Interactions of Collective Excitations with Vortices in Superfluid Systems

TL;DR

This paper explores how collective excitations interact with vortices in superfluid systems like helium-4 and superconductors, deriving scattering cross-sections and classical equations of motion for different wavelength regimes.

Contribution

It provides a unified theoretical framework for understanding excitation-vortex interactions across different superfluid systems, including explicit formulas for scattering cross-sections.

Findings

Derived a general formula for scattering cross-section in the long-wavelength limit

Obtained classical equations of motion at short wavelengths

Applied the theory to superfluid helium-4 and superconductors

Abstract

We investigate the interactions of collective excitations with vortices in superfluid systems, including $~^4$He and superconductors.
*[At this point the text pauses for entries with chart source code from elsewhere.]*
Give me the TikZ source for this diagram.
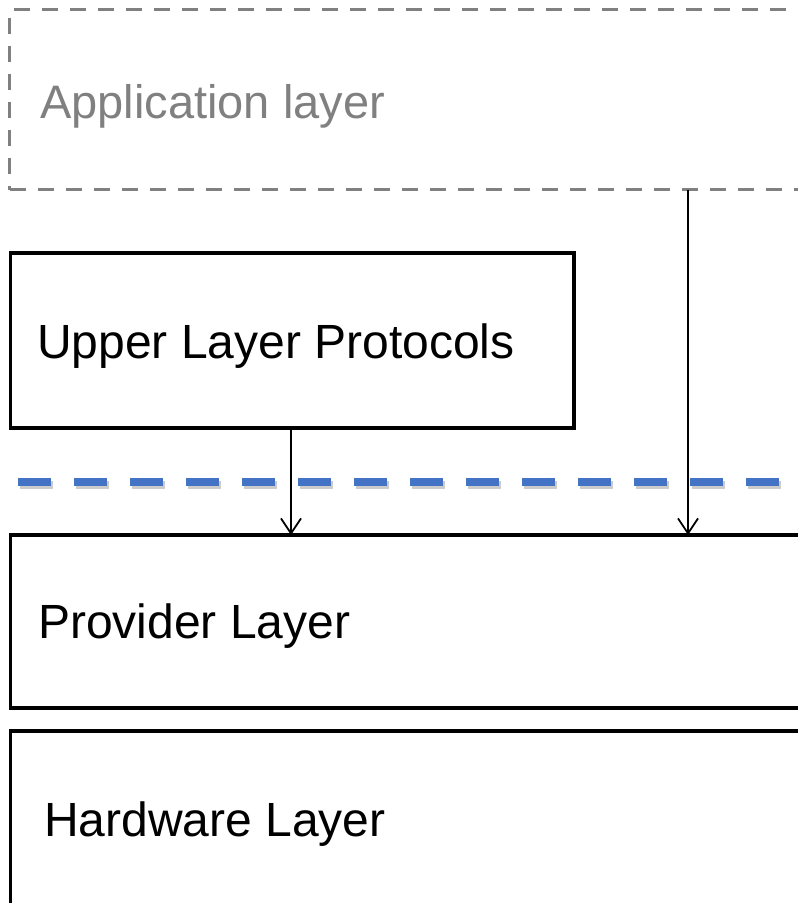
\documentclass[tikz,border=0pt]{standalone}
\usepackage{fontspec}
\setmainfont{Liberation Sans}
\usetikzlibrary{arrows.meta}
\definecolor{appgray}{HTML}{808080}
\definecolor{sepblue}{HTML}{4472C4}
\tikzset{
  layerbox/.style={draw=black, line width=3.5pt, inner sep=0pt, outer sep=0pt, anchor=north west},
  appbox/.style={draw=appgray, line width=3.5pt, dash pattern=on 16pt off 12pt, inner sep=0pt, outer sep=0pt, anchor=north west},
  lbl/.style={anchor=base west, inner sep=0pt, font=\fontsize{48}{58}\selectfont},
  arr/.style={line width=1.8pt, -{Straight Barb[length=15pt,width=20pt,line width=1.8pt]}},
}
\begin{document}
\begin{tikzpicture}[x=1pt,y=-1pt]
\useasboundingbox (0,0) rectangle (798,903);
\clip (0,0) rectangle (798,903);
% application layer (dashed)
\node[appbox, minimum width=900pt, minimum height=180pt] (app) at (9.5,9.5) {};
\node[lbl, text=appgray, font=\fontsize{47}{56}\selectfont] (apptxt) at (40,118) {Application layer};
% upper layer protocols
\node[layerbox, minimum width=563.5pt, minimum height=175pt] (ulp) at (10.5,253) {};
\node[lbl] (ulptxt) at (37,358) {Upper Layer Protocols};
% separator line with shadow
\coordinate (sepL) at (18,482);
\coordinate (sepR) at (781,482);
\draw[black, opacity=0.2, line width=8pt, dash pattern=on 33pt off 23pt] ([shift={(1.5,3)}]sepL) -- ([shift={(1.5,3)}]sepR);
\draw[sepblue, line width=8pt, dash pattern=on 33pt off 23pt] (sepL) -- (sepR);
% provider layer
\node[layerbox, minimum width=900pt, minimum height=173pt] (prov) at (10.5,535) {};
\node[lbl] (provtxt) at (38,638) {Provider Layer};
% hardware layer
\node[layerbox, minimum width=900pt, minimum height=260pt] (hw) at (10.5,731) {};
\node[lbl] (hwtxt) at (44,836) {Hardware Layer};
% arrows
\coordinate (a1) at (291,0);
\coordinate (a2) at (688,0);
\draw[arr] (a1 |- ulp.south) -- (a1 |- prov.north);
\draw[arr] (a2 |- app.south) -- (a2 |- prov.north);
\end{tikzpicture}
\end{document}
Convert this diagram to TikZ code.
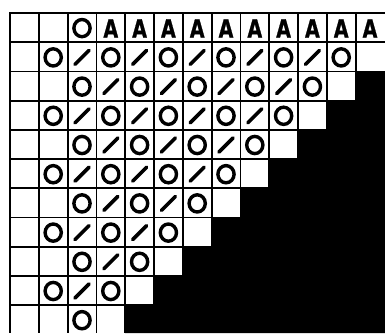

The dynamical equations are obtained by the aid of the many-body wavefunction and the density-density correlation function. The scattering cross-section of collective excitations with a vortex is calculated in the Born approximation (valid at long wavelengths), and is expressed in terms of the collective excitation spectrum $ \omega (q) $ by the simple and general formula $ \sigma = \frac{\pi}{2} \frac{q}{[\omega'(q)]^2} \cot^2\frac{\theta}{2} $, where $ q $ is the wave number of the excitation, and $\theta $ is the scattering angle. At short wave lengths, the classical equations of motion are derived.